### Extracted data
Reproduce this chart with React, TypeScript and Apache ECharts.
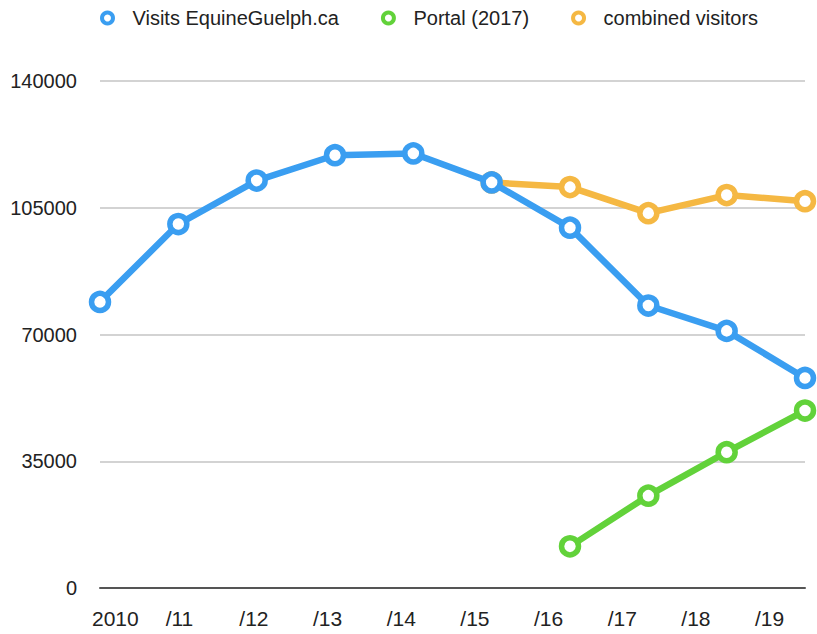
import React, { useEffect, useRef } from "react";
import * as echarts from "echarts";

const years = ["2010", "/11", "/12", "/13", "/14", "/15", "/16", "/17", "/18", "/19"];
const visits = [79000, 100500, 112500, 119500, 120000, 112000, 99500, 78000, 71000, 58000];
const portal = [null, null, null, null, null, null, 11500, 25500, 37500, 49000];
const combined = [null, null, null, null, null, 112000, 110700, 103500, 108500, 106800];
const yTicks = { min: 0, max: 140000, interval: 35000 };

const BLUE = "#3a9ef1";
const GREEN = "#62d23a";
const ORANGE = "#f5b843";
const FONT = "'Liberation Sans', Arial, Helvetica, sans-serif";

export default function App() {
  const ref = useRef<HTMLDivElement>(null);
  useEffect(() => {
    if (!ref.current) return;
    const chart = echarts.init(ref.current, null, { renderer: "svg" });
    const lineSeries = (name: string, data: (number | null)[], color: string, z: number) => ({
      name,
      type: "line",
      data,
      xAxisIndex: 0,
      yAxisIndex: 0,
      symbol: "circle",
      symbolSize: 17,
      showAllSymbol: true,
      connectNulls: false,
      z,
      lineStyle: { color, width: 6.5 },
      itemStyle: { color: "#ffffff", borderColor: color, borderWidth: 5.5 },
      emphasis: { disabled: true },
    });
    chart.setOption({
      animation: false,
      backgroundColor: "#ffffff",
      textStyle: { fontFamily: FONT },
      legend: {
        left: 95,
        top: 3,
        itemWidth: 40,
        itemHeight: 11,
        itemGap: 42,
        textStyle: { fontSize: 20, color: "#222", fontFamily: FONT },
        data: [
          { name: "Visits EquineGuelph.ca", icon: "circle", itemStyle: { color: "#fff", borderColor: BLUE, borderWidth: 4 } },
          { name: "Portal (2017)", icon: "circle", itemStyle: { color: "#fff", borderColor: GREEN, borderWidth: 4 } },
          { name: "combined visitors", icon: "circle", itemStyle: { color: "#fff", borderColor: ORANGE, borderWidth: 4 } },
        ],
      },
      grid: [
        { left: 100, right: 12, top: 81, bottom: 46 },
        { left: 92, right: 62, top: 81, bottom: 46 },
      ],
      xAxis: [
        {
          type: "category",
          gridIndex: 0,
          data: years,
          boundaryGap: false,
          axisLine: { show: true, lineStyle: { color: "#555", width: 2 } },
          axisTick: { show: false },
          axisLabel: { show: false },
          splitLine: { show: false },
        },
        {
          type: "category",
          gridIndex: 1,
          data: years,
          boundaryGap: false,
          axisLine: { show: false },
          axisTick: { show: false },
          axisLabel: { show: true, align: "left", margin: 20, fontSize: 21, color: "#222", fontFamily: FONT },
          splitLine: { show: false },
        },
      ],
      yAxis: [
        {
          type: "value",
          gridIndex: 0,
          min: yTicks.min,
          max: yTicks.max,
          interval: yTicks.interval,
          axisLine: { show: false },
          axisTick: { show: false },
          axisLabel: {
            margin: 23,
            fontSize: 20,
            color: "#222",
            fontFamily: FONT,
            formatter: (v: number) => String(v),
          },
          splitLine: { show: true, lineStyle: { color: "#c4c4c4", width: 1.5 } },
        },
        {
          type: "value",
          gridIndex: 1,
          min: yTicks.min,
          max: yTicks.max,
          interval: yTicks.interval,
          show: false,
          splitLine: { show: false },
        },
      ],
      series: [
        lineSeries("combined visitors", combined, ORANGE, 2),
        lineSeries("Portal (2017)", portal, GREEN, 3),
        lineSeries("Visits EquineGuelph.ca", visits, BLUE, 4),
      ],
    });
    return () => chart.dispose();
  }, []);
  return (
    <div
      ref={ref}
      style={{ position: "absolute", left: 0, top: 0, width: 817, height: 634 }}
    />
  );
}
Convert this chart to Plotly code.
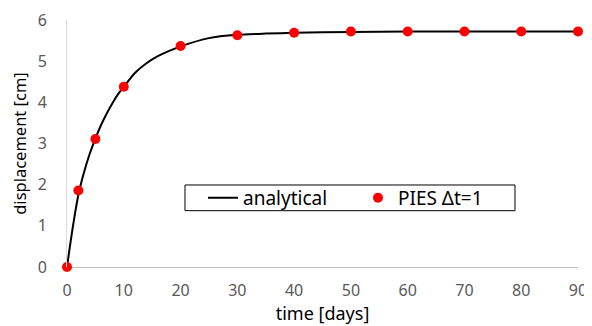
import plotly.graph_objects as go

# analytical solution
t_analytical = [0, 1, 2, 3, 4, 5, 6, 7, 8, 9, 10, 12, 14, 16, 18, 20, 25, 30, 35, 40, 50, 60, 70, 80, 90]
u_analytical = [0, 0.95, 1.75, 2.3, 2.75, 3.12, 3.45, 3.73, 3.98, 4.2, 4.38, 4.72, 4.95, 5.12, 5.25,
                5.36, 5.56, 5.64, 5.67, 5.69, 5.71, 5.72, 5.72, 5.72, 5.72]

# PIES results
t_pies = [0, 2, 5, 10, 20, 30, 40, 50, 60, 70, 80, 90]
u_pies = [0, 1.86, 3.11, 4.38, 5.37, 5.63, 5.69, 5.72, 5.72, 5.72, 5.72, 5.72]

x_ticks = [0, 10, 20, 30, 40, 50, 60, 70, 80, 90]
y_ticks = [0, 1, 2, 3, 4, 5, 6]

FONT = "Noto Sans"

fig = go.Figure()
fig.add_trace(go.Scatter(x=t_analytical, y=u_analytical, mode="lines", name="analytical",
                         line=dict(color="black", width=2, shape="spline", smoothing=0.6)))
fig.add_trace(go.Scatter(x=t_pies, y=u_pies, mode="markers", name="PIES Δt=1",
                         marker=dict(color="#ff0000", size=10), cliponaxis=False))

# legend frame
fig.add_shape(type="rect", xref="paper", yref="paper",
              x0=0.2309, x1=0.8767, y0=0.228, y1=0.332,
              line=dict(color="black", width=1), fillcolor="white", layer="below")

# page body has an 8px margin, so the figure is smaller and margins reduced accordingly
fig.update_layout(
    width=584, height=320,
    margin=dict(l=59, r=14, t=12, b=61),
    plot_bgcolor="white", paper_bgcolor="white",
    font=dict(family=FONT, size=16, color="#595959"),
    showlegend=True,
    legend=dict(orientation="h", x=136 / 511, y=0.28, xanchor="left", yanchor="middle",
                borderwidth=0, bgcolor="rgba(0,0,0,0)",
                font=dict(family=FONT, size=19, color="black"),
                entrywidth=110, itemwidth=30),
    xaxis=dict(range=[0, 90], tickvals=x_ticks, showgrid=False, zeroline=False,
               showline=False, ticks="", ticklen=0, ticklabelstandoff=12, automargin=False,
               ticklabeloverflow="allow",
               title=dict(text="time [days]", font=dict(family=FONT, size=18, color="black"), standoff=6)),
    yaxis=dict(range=[0, 6], tickvals=y_ticks, showgrid=False, zeroline=True,
               zerolinecolor="#bfbfbf", zerolinewidth=1, ticklabelstandoff=16, automargin=False,
               ticklabeloverflow="allow",
               showline=True, linecolor="#d9d9d9", linewidth=1, ticks="", ticklen=0,
               title=dict(text="displacement [cm]", font=dict(family=FONT, size=16.5, color="black"), standoff=8)),
)

fig.write_html("out.html")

### Objective
Repeat each entry exactly. Pictures do not belong in the copy.

### Full answer
Reproduce this chart with React, TypeScript and Apache ECharts.
import React, { useEffect, useRef } from "react";
import * as echarts from "echarts";

const years = ["2010", "/11", "/12", "/13", "/14", "/15", "/16", "/17", "/18", "/19"];
const visits = [79000, 100500, 112500, 119500, 120000, 112000, 99500, 78000, 71000, 58000];
const portal = [null, null, null, null, null, null, 11500, 25500, 37500, 49000];
const combined = [null, null, null, null, null, 112000, 110700, 103500, 108500, 106800];
const yTicks = { min: 0, max: 140000, interval: 35000 };

const BLUE = "#3a9ef1";
const GREEN = "#62d23a";
const ORANGE = "#f5b843";
const FONT = "'Liberation Sans', Arial, Helvetica, sans-serif";

export default function App() {
  const ref = useRef<HTMLDivElement>(null);
  useEffect(() => {
    if (!ref.current) return;
    const chart = echarts.init(ref.current, null, { renderer: "svg" });
    const lineSeries = (name: string, data: (number | null)[], color: string, z: number) => ({
      name,
      type: "line",
      data,
      xAxisIndex: 0,
      yAxisIndex: 0,
      symbol: "circle",
      symbolSize: 17,
      showAllSymbol: true,
      connectNulls: false,
      z,
      lineStyle: { color, width: 6.5 },
      itemStyle: { color: "#ffffff", borderColor: color, borderWidth: 5.5 },
      emphasis: { disabled: true },
    });
    chart.setOption({
      animation: false,
      backgroundColor: "#ffffff",
      textStyle: { fontFamily: FONT },
      legend: {
        left: 95,
        top: 3,
        itemWidth: 40,
        itemHeight: 11,
        itemGap: 42,
        textStyle: { fontSize: 20, color: "#222", fontFamily: FONT },
        data: [
          { name: "Visits EquineGuelph.ca", icon: "circle", itemStyle: { color: "#fff", borderColor: BLUE, borderWidth: 4 } },
          { name: "Portal (2017)", icon: "circle", itemStyle: { color: "#fff", borderColor: GREEN, borderWidth: 4 } },
          { name: "combined visitors", icon: "circle", itemStyle: { color: "#fff", borderColor: ORANGE, borderWidth: 4 } },
        ],
      },
      grid: [
        { left: 100, right: 12, top: 81, bottom: 46 },
        { left: 92, right: 62, top: 81, bottom: 46 },
      ],
      xAxis: [
        {
          type: "category",
          gridIndex: 0,
          data: years,
          boundaryGap: false,
          axisLine: { show: true, lineStyle: { color: "#555", width: 2 } },
          axisTick: { show: false },
          axisLabel: { show: false },
          splitLine: { show: false },
        },
        {
          type: "category",
          gridIndex: 1,
          data: years,
          boundaryGap: false,
          axisLine: { show: false },
          axisTick: { show: false },
          axisLabel: { show: true, align: "left", margin: 20, fontSize: 21, color: "#222", fontFamily: FONT },
          splitLine: { show: false },
        },
      ],
      yAxis: [
        {
          type: "value",
          gridIndex: 0,
          min: yTicks.min,
          max: yTicks.max,
          interval: yTicks.interval,
          axisLine: { show: false },
          axisTick: { show: false },
          axisLabel: {
            margin: 23,
            fontSize: 20,
            color: "#222",
            fontFamily: FONT,
            formatter: (v: number) => String(v),
          },
          splitLine: { show: true, lineStyle: { color: "#c4c4c4", width: 1.5 } },
        },
        {
          type: "value",
          gridIndex: 1,
          min: yTicks.min,
          max: yTicks.max,
          interval: yTicks.interval,
          show: false,
          splitLine: { show: false },
        },
      ],
      series: [
        lineSeries("combined visitors", combined, ORANGE, 2),
        lineSeries("Portal (2017)", portal, GREEN, 3),
        lineSeries("Visits EquineGuelph.ca", visits, BLUE, 4),
      ],
    });
    return () => chart.dispose();
  }, []);
  return (
    <div
      ref={ref}
      style={{ position: "absolute", left: 0, top: 0, width: 817, height: 634 }}
    />
  );
}
Convert this chart to Plotly code.
import plotly.graph_objects as go

# analytical solution
t_analytical = [0, 1, 2, 3, 4, 5, 6, 7, 8, 9, 10, 12, 14, 16, 18, 20, 25, 30, 35, 40, 50, 60, 70, 80, 90]
u_analytical = [0, 0.95, 1.75, 2.3, 2.75, 3.12, 3.45, 3.73, 3.98, 4.2, 4.38, 4.72, 4.95, 5.12, 5.25,
                5.36, 5.56, 5.64, 5.67, 5.69, 5.71, 5.72, 5.72, 5.72, 5.72]

# PIES results
t_pies = [0, 2, 5, 10, 20, 30, 40, 50, 60, 70, 80, 90]
u_pies = [0, 1.86, 3.11, 4.38, 5.37, 5.63, 5.69, 5.72, 5.72, 5.72, 5.72, 5.72]

x_ticks = [0, 10, 20, 30, 40, 50, 60, 70, 80, 90]
y_ticks = [0, 1, 2, 3, 4, 5, 6]

FONT = "Noto Sans"

fig = go.Figure()
fig.add_trace(go.Scatter(x=t_analytical, y=u_analytical, mode="lines", name="analytical",
                         line=dict(color="black", width=2, shape="spline", smoothing=0.6)))
fig.add_trace(go.Scatter(x=t_pies, y=u_pies, mode="markers", name="PIES Δt=1",
                         marker=dict(color="#ff0000", size=10), cliponaxis=False))

# legend frame
fig.add_shape(type="rect", xref="paper", yref="paper",
              x0=0.2309, x1=0.8767, y0=0.228, y1=0.332,
              line=dict(color="black", width=1), fillcolor="white", layer="below")

# page body has an 8px margin, so the figure is smaller and margins reduced accordingly
fig.update_layout(
    width=584, height=320,
    margin=dict(l=59, r=14, t=12, b=61),
    plot_bgcolor="white", paper_bgcolor="white",
    font=dict(family=FONT, size=16, color="#595959"),
    showlegend=True,
    legend=dict(orientation="h", x=136 / 511, y=0.28, xanchor="left", yanchor="middle",
                borderwidth=0, bgcolor="rgba(0,0,0,0)",
                font=dict(family=FONT, size=19, color="black"),
                entrywidth=110, itemwidth=30),
    xaxis=dict(range=[0, 90], tickvals=x_ticks, showgrid=False, zeroline=False,
               showline=False, ticks="", ticklen=0, ticklabelstandoff=12, automargin=False,
               ticklabeloverflow="allow",
               title=dict(text="time [days]", font=dict(family=FONT, size=18, color="black"), standoff=6)),
    yaxis=dict(range=[0, 6], tickvals=y_ticks, showgrid=False, zeroline=True,
               zerolinecolor="#bfbfbf", zerolinewidth=1, ticklabelstandoff=16, automargin=False,
               ticklabeloverflow="allow",
               showline=True, linecolor="#d9d9d9", linewidth=1, ticks="", ticklen=0,
               title=dict(text="displacement [cm]", font=dict(family=FONT, size=16.5, color="black"), standoff=8)),
)

fig.write_html("out.html")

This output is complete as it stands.